O abandono nosso de cada dia
Em cada esquina, um olhar vazio. Em cada rua, uma história silenciada pela indiferença. Abandonar um animal é um ato que revela, em sua essência, a fragilidade humana. O cachorro deixado à própria sorte, o gato que vaga sem rumo — todos são espelhos de nossa incapacidade de amar incondicionalmente. Abandonamos criaturas que nos olham com olhos cheios de esperança, de uma fidelidade que não merecemos. E, ao fazer isso, traímos não apenas a eles, mas a nós mesmos.
Mas, quem é o verdadeiro abandonador?
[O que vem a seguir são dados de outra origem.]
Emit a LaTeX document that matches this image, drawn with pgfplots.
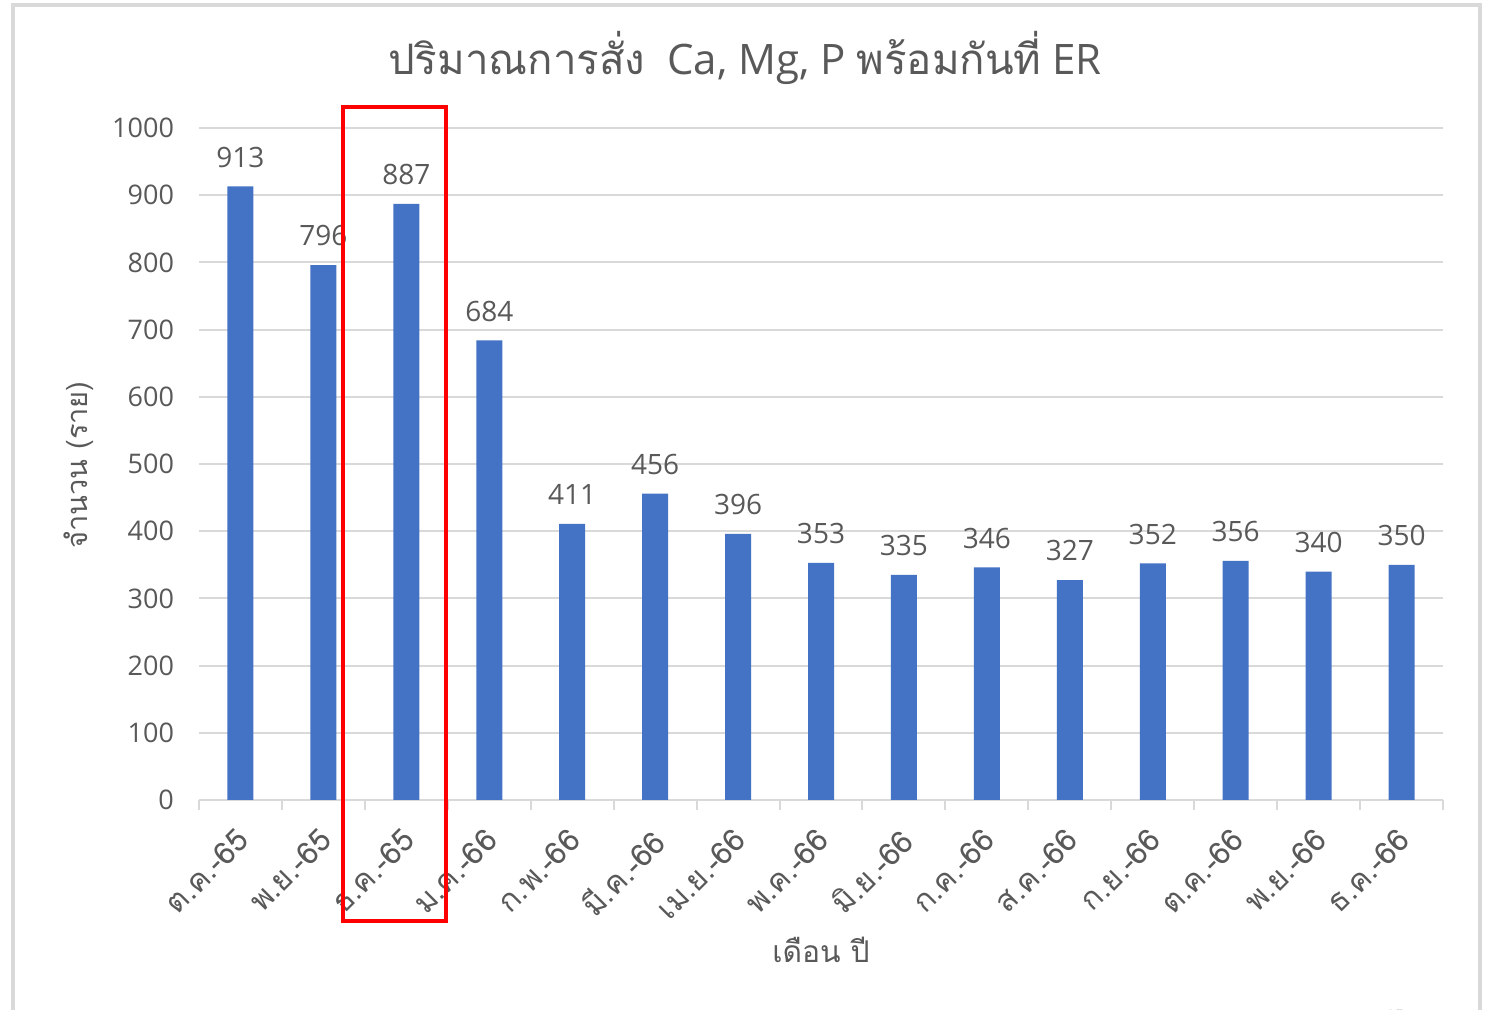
\documentclass[border=0pt]{standalone}
\usepackage{fontspec}
\setmainfont{Open Sans}
\newfontfamily\thai[Script=Thai]{Loma}
\usepackage{pgfplots}
\pgfplotsset{compat=1.18}
\definecolor{barblue}{HTML}{4472C4}
\definecolor{txt}{HTML}{595959}
\definecolor{gridc}{HTML}{D9D9D9}
\begin{document}
\begin{tikzpicture}
\path[use as bounding box] (0,0) rectangle (745.5pt,505pt);
\fill[white] (0,0) rectangle (745.5pt,505pt);
\draw[draw=gridc, line width=1.6pt] (6.5pt,-5pt) -- (6.5pt,502.5pt) -- (740pt,502.5pt) -- (740pt,-5pt);
\begin{axis}[
  at={(99.5pt,105pt)}, anchor=south west,
  scale only axis, width=622pt, height=336pt,
  /pgf/number format/assume math mode=true,
  /pgf/number format/1000 sep={},
  ymin=0, ymax=1000, ytick={0,100,...,1000},
  xmin=-0.5, xmax=14.5,
  xtick={0,...,14},
  xticklabels={ต.ค.-65,พ.ย.-65,ธ.ค.-65,ม.ค.-66,ก.พ.-66,มี.ค.-66,เม.ย.-66,พ.ค.-66,มิ.ย.-66,ก.ค.-66,ส.ค.-66,ก.ย.-66,ต.ค.-66,พ.ย.-66,ธ.ค.-66},
  minor xtick={-0.5,0.5,...,14.5},
  major tick length=0pt,
  minor tick length=5pt,
  tick align=outside,
  axis lines*=left,
  y axis line style={draw=none},
  x axis line style={draw=gridc, line width=1pt},
  ytick style={draw=none},
  xtick style={draw=gridc, line width=1pt},
  ymajorgrids, grid style={draw=gridc, line width=1pt},
  yticklabel style={font=\fontsize{13.5}{15}\selectfont, text=txt, xshift=-9pt},
  xticklabel style={rotate=45, anchor=north east, font=\thai\fontsize{15.5}{17}\selectfont, text=txt, xshift=-8pt, yshift=-4pt},
  ylabel={จำนวน (ราย)},
  ylabel style={font=\thai\fontsize{14.5}{16}\selectfont, text=txt, at={(rel axis cs:-0.097,0.4985)}, anchor=center},
  xlabel={เดือน ปี},
  xlabel style={font=\thai\fontsize{15}{17}\selectfont, text=txt, at={(rel axis cs:0.5,-0.223)}, anchor=center},
  title={{\thai ปริมาณการสั่ง}\ \ Ca, Mg, P {\thai พร้อมกันที่} ER},
  title style={font=\fontsize{21}{24}\selectfont, text=txt, at={(rel axis cs:0.439,1.086)}, anchor=center},
  ybar, bar width=13pt,
  nodes near coords,
  every node near coord/.append style={font=\fontsize{14}{16}\selectfont, text=txt, yshift=6pt},
]
\addplot[ybar, bar shift=0pt, fill=barblue, draw=none] coordinates {
(0,913) (1,796) (2,887) (3,684) (4,411) (5,456) (6,396) (7,353) (8,335) (9,346) (10,327) (11,352) (12,356) (13,340) (14,350)};
\end{axis}
\draw[red, line width=2pt] (171.5pt,44.5pt) rectangle (223pt,451.5pt);
\node[anchor=north, font=\fontsize{8}{9}\selectfont, text=gray!60] at (697.5pt,3.5pt) {15};
\end{tikzpicture}
\end{document}
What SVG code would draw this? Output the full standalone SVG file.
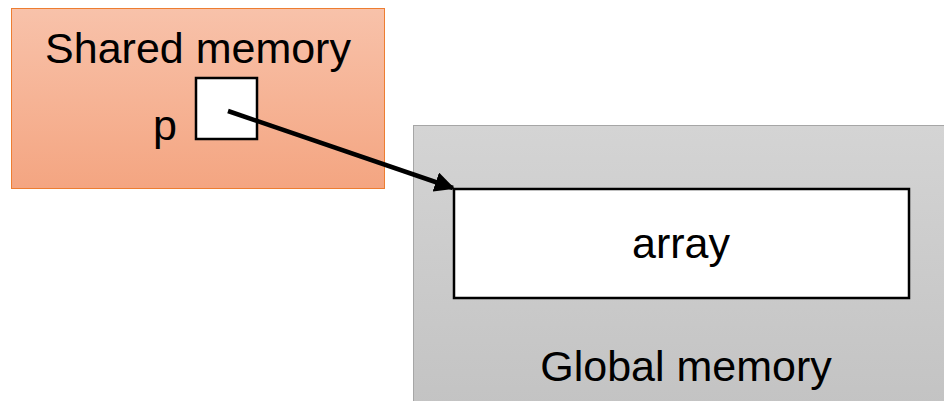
<svg xmlns="http://www.w3.org/2000/svg" width="944" height="401" viewBox="0 0 944 401">
<defs>
<linearGradient id="gShared" x1="0" y1="0" x2="0" y2="1">
<stop offset="0" stop-color="#f8c2aa"/>
<stop offset="1" stop-color="#f4a581"/>
</linearGradient>
<linearGradient id="gGlobal" x1="0" y1="0" x2="0" y2="1">
<stop offset="0" stop-color="#d4d4d4"/>
<stop offset="1" stop-color="#c3c3c3"/>
</linearGradient>
<marker id="arrow" viewBox="0 0 10 10" refX="9" refY="5" markerWidth="4.5" markerHeight="4.5" orient="auto" markerUnits="strokeWidth">
<path d="M0,0 L10,5 L0,10 z" fill="#000"/>
</marker>
<style>
.lbl{font-family:"Liberation Sans",Arial,sans-serif;font-size:43px;fill:#000;text-anchor:middle}
.box{fill:#fff;stroke:#000;stroke-width:2.5}
</style>
</defs>
<rect width="944" height="401" fill="#fff"/>
<g id="shared">
<rect x="11.5" y="8.5" width="373" height="180" fill="url(#gShared)" stroke="#ed7d31" stroke-width="1"/>
<text class="lbl" x="198" y="63">Shared memory</text>
<text class="lbl" x="165" y="140">p</text>
</g>
<g id="p-cell">
<rect class="box" x="196" y="78" width="61" height="61"/>
</g>
<g id="global">
<rect x="413.5" y="125.5" width="532" height="280" fill="url(#gGlobal)" stroke="#a6a6a6" stroke-width="1"/>
<text class="lbl" x="686" y="381">Global memory</text>
</g>
<g id="array">
<rect class="box" x="454" y="189" width="455" height="109"/>
<text class="lbl" x="681" y="258">array</text>
</g>
<g id="connectors">
<line x1="228" y1="111" x2="453" y2="188" stroke="#000" stroke-width="4.5" marker-end="url(#arrow)"/>
</g>
</svg>
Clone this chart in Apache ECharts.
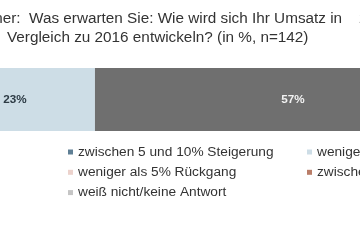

É aquele que ativamente rejeita o animal ou aquele que, passando por ele, não estende a mão? Somos todos cúmplices no teatro da omissão, espectadores que se acostumaram com a cena dolorosa de um ser indefeso à margem da vida. Cada olhar desviado, cada passo apressado é um tijolo na construção de uma indiferença que se alastra como uma praga. A responsabilidade é nossa, dividida entre todos que fecham os olhos para o sofrimento alheio.
Assim, ampliamos a lente e percebemos que o abandono não se restringe ao reino animal. Abandonamos uns aos outros com a mesma facilidade com que ignoramos um cão faminto. Quantos amigos deixamos para trás? Quantas promessas não cumpridas? Quantas vezes viramos as costas para quem mais precisava de nós? Na correria da vida moderna, a solidariedade se torna um luxo, e o abandono, uma prática comum. Abandonamos desconhecidos, amigos, e, em muitos casos, até familiares, em momentos críticos, preferindo a distância segura da indiferença ao incômodo da empatia.
No fim das contas, o abandono se revela em sua forma mais cruel quando voltamos o olhar para nós mesmos. Somos nossos próprios desertores, frequentemente abandonando nossos sonhos, nossas esperanças, nossos desejos mais profundos. Em busca de aceitação, de sucesso ou de uma paz ilusória, deixamos de lado aquilo que realmente importa. Vivemos em constante fuga de nossas próprias verdades, preferindo a segurança da conformidade ao risco da autenticidade.
O abandono nosso de cada dia é uma reflexão sobre a natureza humana e suas contradições. É um convite a olharmos mais profundamente para nossos atos e omissões, reconhecendo que cada abandono externo reflete, de alguma forma, um abandono interno. Só quando encararmos nossas próprias sombras, poderemos, talvez, aprender a abraçar verdadeiramente o outro — seja ele humano ou animal — e, por fim, a nós mesmos.